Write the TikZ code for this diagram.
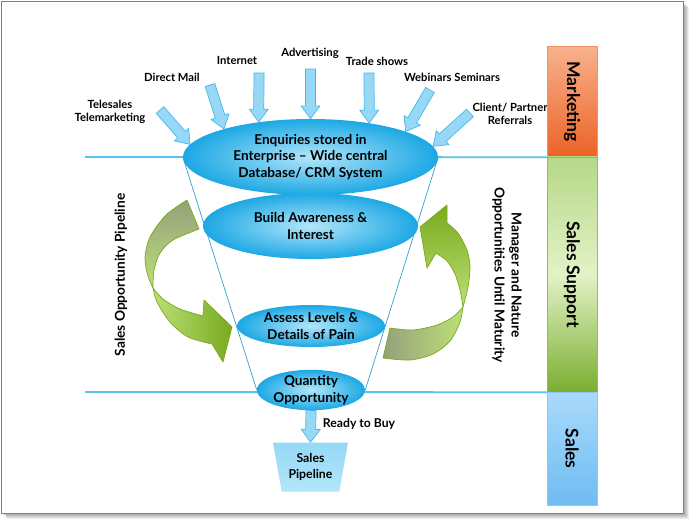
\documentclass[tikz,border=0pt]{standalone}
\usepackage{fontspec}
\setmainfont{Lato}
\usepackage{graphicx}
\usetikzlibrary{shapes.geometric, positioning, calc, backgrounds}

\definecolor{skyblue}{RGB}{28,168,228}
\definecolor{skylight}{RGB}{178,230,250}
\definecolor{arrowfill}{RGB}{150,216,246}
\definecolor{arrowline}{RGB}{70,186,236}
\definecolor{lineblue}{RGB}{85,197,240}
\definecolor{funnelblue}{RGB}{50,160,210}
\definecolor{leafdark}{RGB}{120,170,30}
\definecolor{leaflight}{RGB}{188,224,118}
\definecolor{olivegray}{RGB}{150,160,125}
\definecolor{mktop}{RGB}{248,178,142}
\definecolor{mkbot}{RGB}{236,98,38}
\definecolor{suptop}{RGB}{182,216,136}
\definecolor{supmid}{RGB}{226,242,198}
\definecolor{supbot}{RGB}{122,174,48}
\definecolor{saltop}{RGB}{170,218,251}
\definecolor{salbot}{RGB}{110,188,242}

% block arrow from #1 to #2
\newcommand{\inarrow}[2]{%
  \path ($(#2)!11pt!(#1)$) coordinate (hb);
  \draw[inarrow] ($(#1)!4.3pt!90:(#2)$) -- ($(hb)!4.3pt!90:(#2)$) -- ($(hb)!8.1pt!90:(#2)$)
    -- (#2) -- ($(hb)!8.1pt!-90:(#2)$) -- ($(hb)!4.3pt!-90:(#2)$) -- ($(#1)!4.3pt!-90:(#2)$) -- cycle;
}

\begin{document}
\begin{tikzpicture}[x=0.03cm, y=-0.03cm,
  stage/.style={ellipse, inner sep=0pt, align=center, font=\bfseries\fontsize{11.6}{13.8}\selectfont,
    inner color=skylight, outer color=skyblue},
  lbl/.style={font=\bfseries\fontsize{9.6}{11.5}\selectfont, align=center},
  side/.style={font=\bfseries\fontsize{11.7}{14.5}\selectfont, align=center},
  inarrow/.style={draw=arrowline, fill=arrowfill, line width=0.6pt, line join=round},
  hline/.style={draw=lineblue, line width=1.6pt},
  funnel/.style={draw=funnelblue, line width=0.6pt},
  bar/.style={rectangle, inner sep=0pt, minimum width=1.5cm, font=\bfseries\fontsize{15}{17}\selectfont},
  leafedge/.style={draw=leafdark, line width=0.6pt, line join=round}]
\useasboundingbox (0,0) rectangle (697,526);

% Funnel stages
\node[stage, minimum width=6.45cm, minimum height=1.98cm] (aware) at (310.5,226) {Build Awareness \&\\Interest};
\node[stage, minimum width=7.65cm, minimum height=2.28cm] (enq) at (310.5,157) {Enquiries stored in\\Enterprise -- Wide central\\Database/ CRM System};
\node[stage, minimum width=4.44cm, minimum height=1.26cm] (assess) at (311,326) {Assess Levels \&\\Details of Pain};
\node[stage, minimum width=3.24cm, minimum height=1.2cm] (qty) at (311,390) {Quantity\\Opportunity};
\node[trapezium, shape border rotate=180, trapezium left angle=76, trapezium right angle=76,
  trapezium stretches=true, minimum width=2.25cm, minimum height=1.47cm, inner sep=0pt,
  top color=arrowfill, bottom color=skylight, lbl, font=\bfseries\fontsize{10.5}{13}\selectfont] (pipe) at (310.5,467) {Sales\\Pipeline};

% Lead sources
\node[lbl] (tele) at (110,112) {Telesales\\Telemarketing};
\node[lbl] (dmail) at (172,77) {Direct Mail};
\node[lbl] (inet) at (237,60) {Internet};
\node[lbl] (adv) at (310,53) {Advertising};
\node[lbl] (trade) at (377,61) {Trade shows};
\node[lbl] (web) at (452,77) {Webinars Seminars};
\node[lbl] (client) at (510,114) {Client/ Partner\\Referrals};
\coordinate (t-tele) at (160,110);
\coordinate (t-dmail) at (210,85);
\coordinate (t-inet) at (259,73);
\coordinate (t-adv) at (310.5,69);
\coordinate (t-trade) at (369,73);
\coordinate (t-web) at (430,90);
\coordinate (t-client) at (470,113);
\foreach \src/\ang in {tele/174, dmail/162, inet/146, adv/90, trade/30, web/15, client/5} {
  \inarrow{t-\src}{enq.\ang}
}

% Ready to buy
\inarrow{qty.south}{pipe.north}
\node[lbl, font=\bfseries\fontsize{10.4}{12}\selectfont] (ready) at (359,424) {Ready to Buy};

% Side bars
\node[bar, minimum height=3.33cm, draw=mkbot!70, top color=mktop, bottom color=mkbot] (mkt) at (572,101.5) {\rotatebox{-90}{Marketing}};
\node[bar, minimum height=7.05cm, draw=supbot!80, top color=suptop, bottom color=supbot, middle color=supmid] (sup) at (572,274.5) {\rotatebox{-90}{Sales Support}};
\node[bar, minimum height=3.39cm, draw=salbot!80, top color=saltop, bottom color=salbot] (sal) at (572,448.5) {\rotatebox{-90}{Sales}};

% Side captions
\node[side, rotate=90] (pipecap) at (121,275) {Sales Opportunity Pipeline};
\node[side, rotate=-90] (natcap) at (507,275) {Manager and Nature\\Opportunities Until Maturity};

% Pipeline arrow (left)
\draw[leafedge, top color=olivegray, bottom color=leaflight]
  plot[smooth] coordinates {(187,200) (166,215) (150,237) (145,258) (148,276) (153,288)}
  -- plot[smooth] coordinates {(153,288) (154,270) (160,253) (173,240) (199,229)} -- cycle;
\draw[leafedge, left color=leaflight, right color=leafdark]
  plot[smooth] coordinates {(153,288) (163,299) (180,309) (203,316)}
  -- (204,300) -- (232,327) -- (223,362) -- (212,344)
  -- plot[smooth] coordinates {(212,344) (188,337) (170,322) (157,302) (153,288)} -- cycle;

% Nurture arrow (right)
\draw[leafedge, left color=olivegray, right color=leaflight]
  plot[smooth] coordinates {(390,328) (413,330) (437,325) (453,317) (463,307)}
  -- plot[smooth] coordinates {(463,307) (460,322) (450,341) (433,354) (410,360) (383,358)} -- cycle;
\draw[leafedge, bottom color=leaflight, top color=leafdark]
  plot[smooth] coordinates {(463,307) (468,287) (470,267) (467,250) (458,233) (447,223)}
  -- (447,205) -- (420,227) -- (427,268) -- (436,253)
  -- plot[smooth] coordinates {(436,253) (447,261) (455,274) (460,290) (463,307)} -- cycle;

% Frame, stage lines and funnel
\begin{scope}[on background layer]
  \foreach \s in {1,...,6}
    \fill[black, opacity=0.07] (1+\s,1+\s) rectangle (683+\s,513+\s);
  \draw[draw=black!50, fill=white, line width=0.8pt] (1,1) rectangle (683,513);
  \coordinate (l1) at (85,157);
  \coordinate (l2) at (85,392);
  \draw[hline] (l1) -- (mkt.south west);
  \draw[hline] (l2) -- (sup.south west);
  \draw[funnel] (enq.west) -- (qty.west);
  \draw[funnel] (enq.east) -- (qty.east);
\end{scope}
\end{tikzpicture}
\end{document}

● ● ● ● ●

**Set exercise**
Copy the listing over exactly, skipping the pictures it holds.

**Exercise answer**
Write the TikZ code for this diagram.
\documentclass[tikz,border=0pt]{standalone}
\usepackage{fontspec}
\setmainfont{Lato}
\usepackage{graphicx}
\usetikzlibrary{shapes.geometric, positioning, calc, backgrounds}

\definecolor{skyblue}{RGB}{28,168,228}
\definecolor{skylight}{RGB}{178,230,250}
\definecolor{arrowfill}{RGB}{150,216,246}
\definecolor{arrowline}{RGB}{70,186,236}
\definecolor{lineblue}{RGB}{85,197,240}
\definecolor{funnelblue}{RGB}{50,160,210}
\definecolor{leafdark}{RGB}{120,170,30}
\definecolor{leaflight}{RGB}{188,224,118}
\definecolor{olivegray}{RGB}{150,160,125}
\definecolor{mktop}{RGB}{248,178,142}
\definecolor{mkbot}{RGB}{236,98,38}
\definecolor{suptop}{RGB}{182,216,136}
\definecolor{supmid}{RGB}{226,242,198}
\definecolor{supbot}{RGB}{122,174,48}
\definecolor{saltop}{RGB}{170,218,251}
\definecolor{salbot}{RGB}{110,188,242}

% block arrow from #1 to #2
\newcommand{\inarrow}[2]{%
  \path ($(#2)!11pt!(#1)$) coordinate (hb);
  \draw[inarrow] ($(#1)!4.3pt!90:(#2)$) -- ($(hb)!4.3pt!90:(#2)$) -- ($(hb)!8.1pt!90:(#2)$)
    -- (#2) -- ($(hb)!8.1pt!-90:(#2)$) -- ($(hb)!4.3pt!-90:(#2)$) -- ($(#1)!4.3pt!-90:(#2)$) -- cycle;
}

\begin{document}
\begin{tikzpicture}[x=0.03cm, y=-0.03cm,
  stage/.style={ellipse, inner sep=0pt, align=center, font=\bfseries\fontsize{11.6}{13.8}\selectfont,
    inner color=skylight, outer color=skyblue},
  lbl/.style={font=\bfseries\fontsize{9.6}{11.5}\selectfont, align=center},
  side/.style={font=\bfseries\fontsize{11.7}{14.5}\selectfont, align=center},
  inarrow/.style={draw=arrowline, fill=arrowfill, line width=0.6pt, line join=round},
  hline/.style={draw=lineblue, line width=1.6pt},
  funnel/.style={draw=funnelblue, line width=0.6pt},
  bar/.style={rectangle, inner sep=0pt, minimum width=1.5cm, font=\bfseries\fontsize{15}{17}\selectfont},
  leafedge/.style={draw=leafdark, line width=0.6pt, line join=round}]
\useasboundingbox (0,0) rectangle (697,526);

% Funnel stages
\node[stage, minimum width=6.45cm, minimum height=1.98cm] (aware) at (310.5,226) {Build Awareness \&\\Interest};
\node[stage, minimum width=7.65cm, minimum height=2.28cm] (enq) at (310.5,157) {Enquiries stored in\\Enterprise -- Wide central\\Database/ CRM System};
\node[stage, minimum width=4.44cm, minimum height=1.26cm] (assess) at (311,326) {Assess Levels \&\\Details of Pain};
\node[stage, minimum width=3.24cm, minimum height=1.2cm] (qty) at (311,390) {Quantity\\Opportunity};
\node[trapezium, shape border rotate=180, trapezium left angle=76, trapezium right angle=76,
  trapezium stretches=true, minimum width=2.25cm, minimum height=1.47cm, inner sep=0pt,
  top color=arrowfill, bottom color=skylight, lbl, font=\bfseries\fontsize{10.5}{13}\selectfont] (pipe) at (310.5,467) {Sales\\Pipeline};

% Lead sources
\node[lbl] (tele) at (110,112) {Telesales\\Telemarketing};
\node[lbl] (dmail) at (172,77) {Direct Mail};
\node[lbl] (inet) at (237,60) {Internet};
\node[lbl] (adv) at (310,53) {Advertising};
\node[lbl] (trade) at (377,61) {Trade shows};
\node[lbl] (web) at (452,77) {Webinars Seminars};
\node[lbl] (client) at (510,114) {Client/ Partner\\Referrals};
\coordinate (t-tele) at (160,110);
\coordinate (t-dmail) at (210,85);
\coordinate (t-inet) at (259,73);
\coordinate (t-adv) at (310.5,69);
\coordinate (t-trade) at (369,73);
\coordinate (t-web) at (430,90);
\coordinate (t-client) at (470,113);
\foreach \src/\ang in {tele/174, dmail/162, inet/146, adv/90, trade/30, web/15, client/5} {
  \inarrow{t-\src}{enq.\ang}
}

% Ready to buy
\inarrow{qty.south}{pipe.north}
\node[lbl, font=\bfseries\fontsize{10.4}{12}\selectfont] (ready) at (359,424) {Ready to Buy};

% Side bars
\node[bar, minimum height=3.33cm, draw=mkbot!70, top color=mktop, bottom color=mkbot] (mkt) at (572,101.5) {\rotatebox{-90}{Marketing}};
\node[bar, minimum height=7.05cm, draw=supbot!80, top color=suptop, bottom color=supbot, middle color=supmid] (sup) at (572,274.5) {\rotatebox{-90}{Sales Support}};
\node[bar, minimum height=3.39cm, draw=salbot!80, top color=saltop, bottom color=salbot] (sal) at (572,448.5) {\rotatebox{-90}{Sales}};

% Side captions
\node[side, rotate=90] (pipecap) at (121,275) {Sales Opportunity Pipeline};
\node[side, rotate=-90] (natcap) at (507,275) {Manager and Nature\\Opportunities Until Maturity};

% Pipeline arrow (left)
\draw[leafedge, top color=olivegray, bottom color=leaflight]
  plot[smooth] coordinates {(187,200) (166,215) (150,237) (145,258) (148,276) (153,288)}
  -- plot[smooth] coordinates {(153,288) (154,270) (160,253) (173,240) (199,229)} -- cycle;
\draw[leafedge, left color=leaflight, right color=leafdark]
  plot[smooth] coordinates {(153,288) (163,299) (180,309) (203,316)}
  -- (204,300) -- (232,327) -- (223,362) -- (212,344)
  -- plot[smooth] coordinates {(212,344) (188,337) (170,322) (157,302) (153,288)} -- cycle;

% Nurture arrow (right)
\draw[leafedge, left color=olivegray, right color=leaflight]
  plot[smooth] coordinates {(390,328) (413,330) (437,325) (453,317) (463,307)}
  -- plot[smooth] coordinates {(463,307) (460,322) (450,341) (433,354) (410,360) (383,358)} -- cycle;
\draw[leafedge, bottom color=leaflight, top color=leafdark]
  plot[smooth] coordinates {(463,307) (468,287) (470,267) (467,250) (458,233) (447,223)}
  -- (447,205) -- (420,227) -- (427,268) -- (436,253)
  -- plot[smooth] coordinates {(436,253) (447,261) (455,274) (460,290) (463,307)} -- cycle;

% Frame, stage lines and funnel
\begin{scope}[on background layer]
  \foreach \s in {1,...,6}
    \fill[black, opacity=0.07] (1+\s,1+\s) rectangle (683+\s,513+\s);
  \draw[draw=black!50, fill=white, line width=0.8pt] (1,1) rectangle (683,513);
  \coordinate (l1) at (85,157);
  \coordinate (l2) at (85,392);
  \draw[hline] (l1) -- (mkt.south west);
  \draw[hline] (l2) -- (sup.south west);
  \draw[funnel] (enq.west) -- (qty.west);
  \draw[funnel] (enq.east) -- (qty.east);
\end{scope}
\end{tikzpicture}
\end{document}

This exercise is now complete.